Recently, I saw a note from a university congratulating its technology researchers who got patents. But will these patents ever be commercially used or was the money spent a waste? Can some of these patents be commercially used with some improvements to the current ecosystem?
About 97% of patents gather dust. Here are 3 reasons why:
· VC is of no use at this stage. VCs want Aha, i.e., evidence of potential, and an unproven patent is usually not enough. In an analysis of 85 billion-dollar entrepreneurs, only 1% got VC after proving the technology. 23% got VC after proving their business strategy and potential using business skills. 76% built real unicorns using business skills and without VC. This means that someone needs to prove both the business strategy and financial potential of the patents without VC – if they want to commercialize it.
· Business- school entrepreneurial-education is not focused on this stage. Brian Chesky had to prove his venture’s potential before getting angel capital. He got $20,000 from an incubator and advice to focus on making a few customers happy. Heeding this advice, Airbnb focused on New York City, because of its huge influx of global visitors. Many of these New York visitors became hosts when they returned home. With this start, Airbnb grew to 10,000 users and 2,500 listings. After proving his strategy and leadership, Airbnb got angel capital and VC.
Unfortunately, business schools are more focused on “first-mover” ideas (that are beaten by the “smart-mover” strategies of unicorn-entrepreneurs), technology innovations (that are mostly not commercialized), business pitches (that are superficial), and venture capital (that helps about 20 out of 100,000 ventures – after Aha). By focusing on finance-smart strategies and unicorn skills of billion-dollar entrepreneurs, universities may actually be able to earn meaningful revenues from more patents, create more successful ventures, and boost the regional unicorn-ecosystem.
· Most corporations do not know how to build unicorns on emerging trends. Many corporations, from Control Data to Sears, have fallen to unicorn-entrepreneurs because of their inability to compete on emerging trends. Often, corporations acquire emerging ventures that seem like unicorns, but more than 70% of corporate acquisitions are said to fail. And some corporations, like Xerox, have failed to profit from technologies that they themselves invented because the strategy was not known and the potential was not evident.

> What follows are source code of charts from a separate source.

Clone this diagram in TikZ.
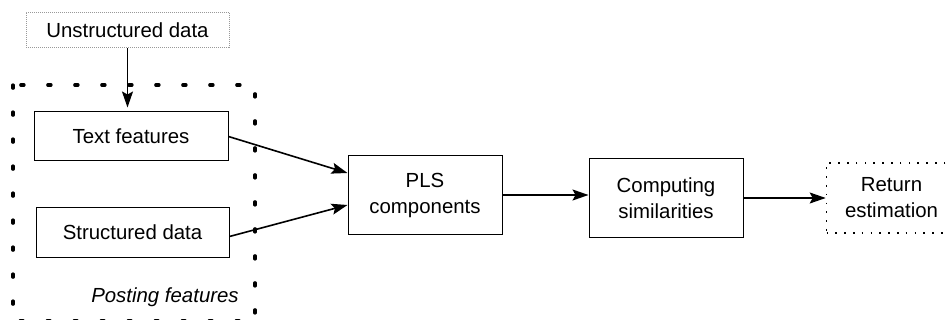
\documentclass[tikz,border=0pt]{standalone}
\usepackage{fontspec}
\setmainfont{Liberation Sans}
\usetikzlibrary{arrows.meta}

\begin{document}
\begin{tikzpicture}[
				x = 0.5pt, y = -0.5pt,
				every node/.style = {font = \fontsize{10.2}{13}\selectfont, inner sep = 0pt, align = center},
				blk/.style = {draw, line width = 0.5pt, minimum width = 97pt, minimum height = 24.5pt},
				bigblk/.style = {blk, minimum width = 77pt, minimum height = 39pt},
				arr/.style = {-{Stealth[length = 8pt, width = 5.5pt, inset = 1.5pt]}, line width = 0.8pt}
				]
				\useasboundingbox (0,0) rectangle (946,320);
				\draw [line width = 1.6pt, line cap = round, dash pattern = on 1.6pt off 11.9pt] (13,85) rectangle (255,321);
				\node [font = \fontsize{10.2}{13}\selectfont\itshape] (postlbl) at (165,297) {Posting features};

				\node [draw = gray!80, line width = 0.5pt, dash pattern = on 0.5pt off 0.5pt, minimum width = 101.5pt, minimum height = 17.5pt] (unstruct) at (127.5,30) {Unstructured data};
				\node [blk] (textf) at (131,136.5) {Text features};
				\node [blk, minimum width = 96.5pt] (structd) at (132.5,232.5) {Structured data};
				\node [bigblk] (pls) at (425,195) {PLS\\components};
				\node [bigblk] (comp) at (666,198) {Computing\\similarities};
				\node [draw, line width = 0.8pt, dash pattern = on 0.8pt off 3.6pt, minimum width = 65pt, minimum height = 35pt] (ret) at (891.5,198) {Return\\estimation};

				\draw [arr, shorten > = 2pt] (unstruct.south) -- (unstruct.south |- textf.north);
				\draw [arr] (textf.east) -- ([yshift = 11pt]pls.west);
				\draw [arr] ([yshift = -2pt]structd.east) -- ([yshift = -5pt]pls.west);
				\draw [arr] (pls.east) -- (pls.east -| comp.west);
				\draw [arr] (comp.east) -- (ret.west);
			\end{tikzpicture}
\end{document}
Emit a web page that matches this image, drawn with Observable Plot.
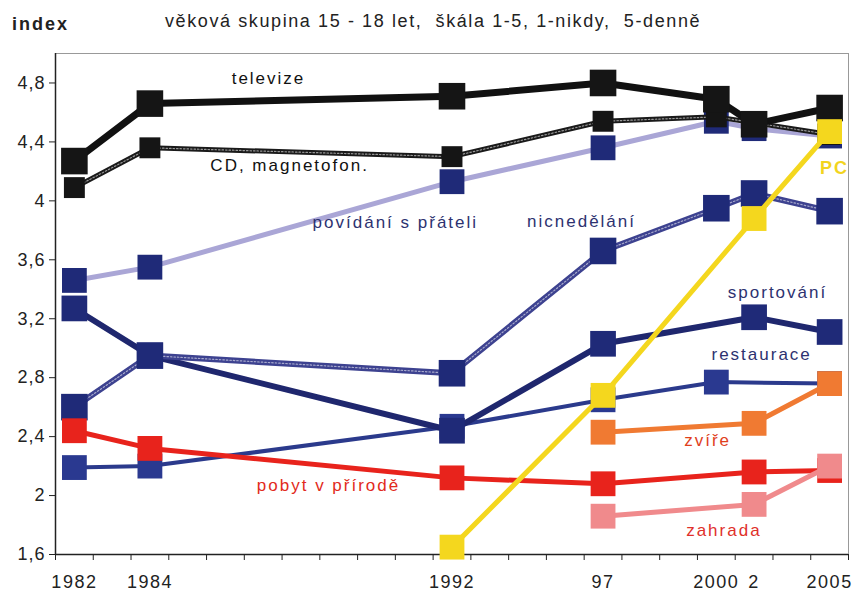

Universities could commercialize more patents successfully by following the 94% of billion-dollar entrepreneurs who avoided VC interference, rather than using the highly selective, failure-prone VC model that has home runs rarely, and where the VCs themselves cannot predict which venture will be a home run, as proven by one of the best VCs. Marc Andreessen, who invested in an early round of Instagram, did not follow up since he saw more potential elsewhere. Instagram proved him wrong – and right.
Here are 4 strategies universities, corporations, and those who want to commercialize unproven patents can use:
· Understand how billion-dollar entrepreneurs really create unicorns and learn to jump the VC-Gap from idea to Aha, rather than listening to the proponents for the VC-model.
· Teach the unicorn skills actually used by billion-dollar entrepreneurs to prove the potential of technologies and to commercialize ventures and shift the focus from capital-intensive strategies and VC to finance-smart strategies and capital-smart financing.
· Change the focus from pitches to skills. Bragging about potential is easy. Achieving it is tough. Reward the achievers, not the braggers.
· Most importantly, change the incentives. Reward tech developers based on the commercial success of their patents, and not just for developing technologies or for citations.
MY TAKE: Ideas and innovations build few unicorns. 99% of billion-dollar unicorns were built by entrepreneurs with the business skills to develop the right strategy and the passion to persist when no one else saw any potential. Universities can commercialize more technologies and earn more money from more of their technologies by training the technology developers to prove the commercial potential of their technologies with unicorn skills, not with VC.